GENERAL PURPOSE: To present a systematic review of the literature assessing the efficacy of monitoring devices for reducing the risk of developing pressure injuries.

 

TARGET AUDIENCE: This continuing education activity is intended for physicians, physician assistants, nurse practitioners, and nurses with an interest in skin and wound care.

 

LEARNING OBJECTIVES/OUTCOMES: After participating in this educational activity, the participant should be better able to:1. Explain the methodology of the literature review and its results.2. Discuss the scope of the problem and the implications of the research.

 

ABSTRACT: OBJECTIVE: To assess the efficacy of monitoring devices for reducing the risk of developing pressure injuries (PIs).

 

DATA SOURCES: The authors systematically reviewed the literature by searching PubMed/MEDLINE and CINAHL databases through January 2016.

 

STUDY SELECTION: Articles included clinical trials and cohort studies that tested monitoring devices, evaluating PI risk factors on patients in acute and skilled nursing settings. The articles were scored using the Methodological Index for Non-randomized Studies.

 

DATA EXTRACTION: Using a standardized extraction form, the authors extracted patient inclusion/exclusion criteria, care setting, key baseline, description of monitoring device and methodology, number of patients included in each group, description of any standard of care, follow-up period, and outcomes.

 

DATA SYNTHESIS: Of the identified 1866 publications, 9 met the inclusion criteria.

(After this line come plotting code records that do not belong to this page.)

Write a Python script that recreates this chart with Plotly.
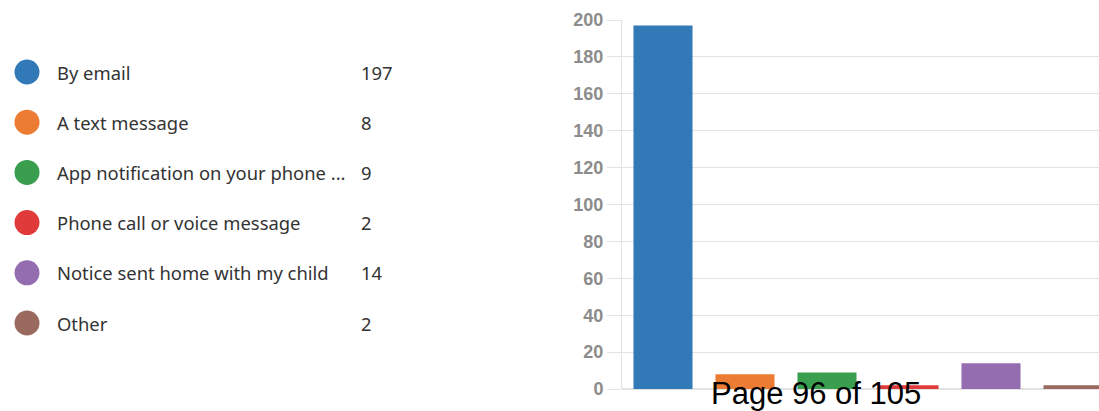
import plotly.graph_objects as go

# Survey responses: preferred way to receive notices
categories = [
    "By email",
    "A text message",
    "App notification on your phone ...",
    "Phone call or voice message",
    "Notice sent home with my child",
    "Other",
]
counts = [197, 8, 9, 2, 14, 2]
colors = ["#3279b8", "#ec7b34", "#3a9e4f", "#e03a3a", "#946cb0", "#9a6a5e"]
y_ticks = [0, 20, 40, 60, 80, 100, 120, 140, 160, 180, 200]
footer = "Page 96 of 105"

W, H = 1099, 411
M_T, M_B = 20, 22
AXIS_X0 = 622  # left edge of the bar chart area, px

GRID = "#e2e2e2"

fig = go.Figure()

# Bar chart (right side)
fig.add_trace(go.Bar(
    x=list(range(len(categories))),
    y=counts,
    marker=dict(color=colors, line=dict(width=0)),
    hoverinfo="skip",
    showlegend=False,
    xaxis="x", yaxis="y",
))

# Legend list (left side): coloured dots with label and count
rows = list(range(len(categories)))
fig.add_trace(go.Scatter(
    x=[27] * len(rows),
    y=rows,
    mode="markers",
    marker=dict(color=colors, size=25, line=dict(width=0)),
    hoverinfo="skip",
    showlegend=False,
    xaxis="x2", yaxis="y2",
))

LIST_FONT = dict(family="Noto Sans", size=18.4, color="#333333")
annotations = []
for i, (label, n) in enumerate(zip(categories, counts)):
    annotations.append(dict(
        x=55, y=i, xref="x2", yref="y2", text=label, showarrow=False,
        xanchor="left", yanchor="middle", font=LIST_FONT,
    ))
    annotations.append(dict(
        x=359, y=i, xref="x2", yref="y2", text=str(n), showarrow=False,
        xanchor="left", yanchor="middle", font=LIST_FONT,
    ))

annotations.append(dict(
    x=816 / W, y=-0.012, xref="paper", yref="paper", text=footer,
    showarrow=False, xanchor="center", yanchor="middle",
    font=dict(family="Liberation Sans", size=31, color="#000000"),
))

# Row placement for the legend list, in px from the top of the plot area
ROW0, ROW_STEP = 72, 50.2
top_val = -(ROW0 - M_T) / ROW_STEP
bot_val = (H - M_B - ROW0) / ROW_STEP

cat_px = 82.0
x_end = -0.5 + (W - AXIS_X0) / cat_px

fig.update_layout(
    width=W, height=H,
    margin=dict(l=0, r=0, t=M_T, b=M_B),
    paper_bgcolor="white", plot_bgcolor="white",
    bargap=0.28,
    annotations=annotations,
    xaxis=dict(
        domain=[AXIS_X0 / W, 1], range=[-0.5, x_end],
        showticklabels=False, showgrid=False, zeroline=False,
        showline=False, ticks="", fixedrange=True,
    ),
    yaxis=dict(
        range=[0, 200], tickvals=y_ticks,
        showgrid=True, gridcolor=GRID, gridwidth=1,
        zeroline=True, zerolinecolor=GRID, zerolinewidth=2,
        showline=True, linecolor=GRID, linewidth=1,
        ticks="outside", ticklen=14, tickcolor=GRID, tickwidth=1,
        tickfont=dict(family="Liberation Sans", size=18, color="#8c8c8c",
                      weight="bold"),
        fixedrange=True,
    ),
    xaxis2=dict(
        domain=[0, 0.5], range=[0, W * 0.5], anchor="y2",
        visible=False, fixedrange=True,
    ),
    yaxis2=dict(
        domain=[0, 1], range=[bot_val, top_val], anchor="x2",
        visible=False, fixedrange=True,
    ),
)

fig.write_html("out.html")
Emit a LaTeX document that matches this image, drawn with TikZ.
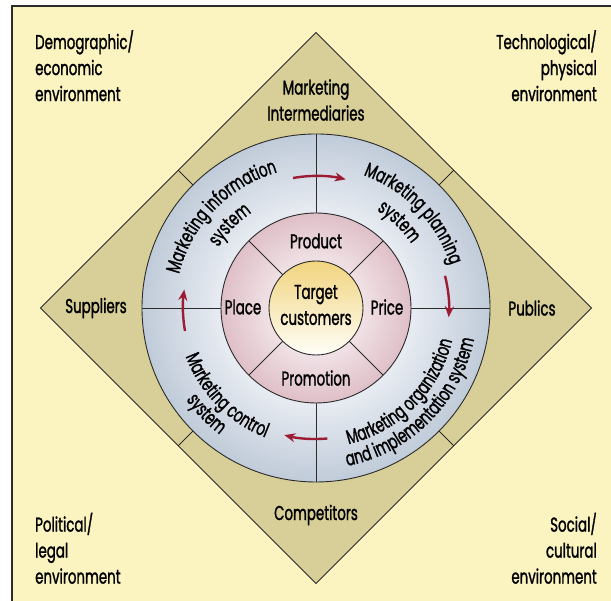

The high-quality studies averaged Methodological Index for Non-randomized Studies scores of 19.4 for clinical trials and 12.2 for observational studies. These studies evaluated monitoring devices that measured interface pressure, subdermal tissue stress, motion, and moisture. Most studies found a statistically significant decrease in PIs; 2 studies were eligible for meta-analysis, demonstrating that use of monitoring devices was associated with an 88% reduction in the risk of developing PIs (Mantel-Haenszel risk ratio, 0.12; 95% confidence interval, 0.04-0.41; I2 = 0%).

 

CONCLUSIONS: Pressure injury monitoring devices are associated with a strong reduction in the risk of developing PIs. These devices provide clinicians and patients with critical information to implement prevention guidelines. Randomized controlled trials would help assess which technologies are most effective at reducing the risk of developing PIs.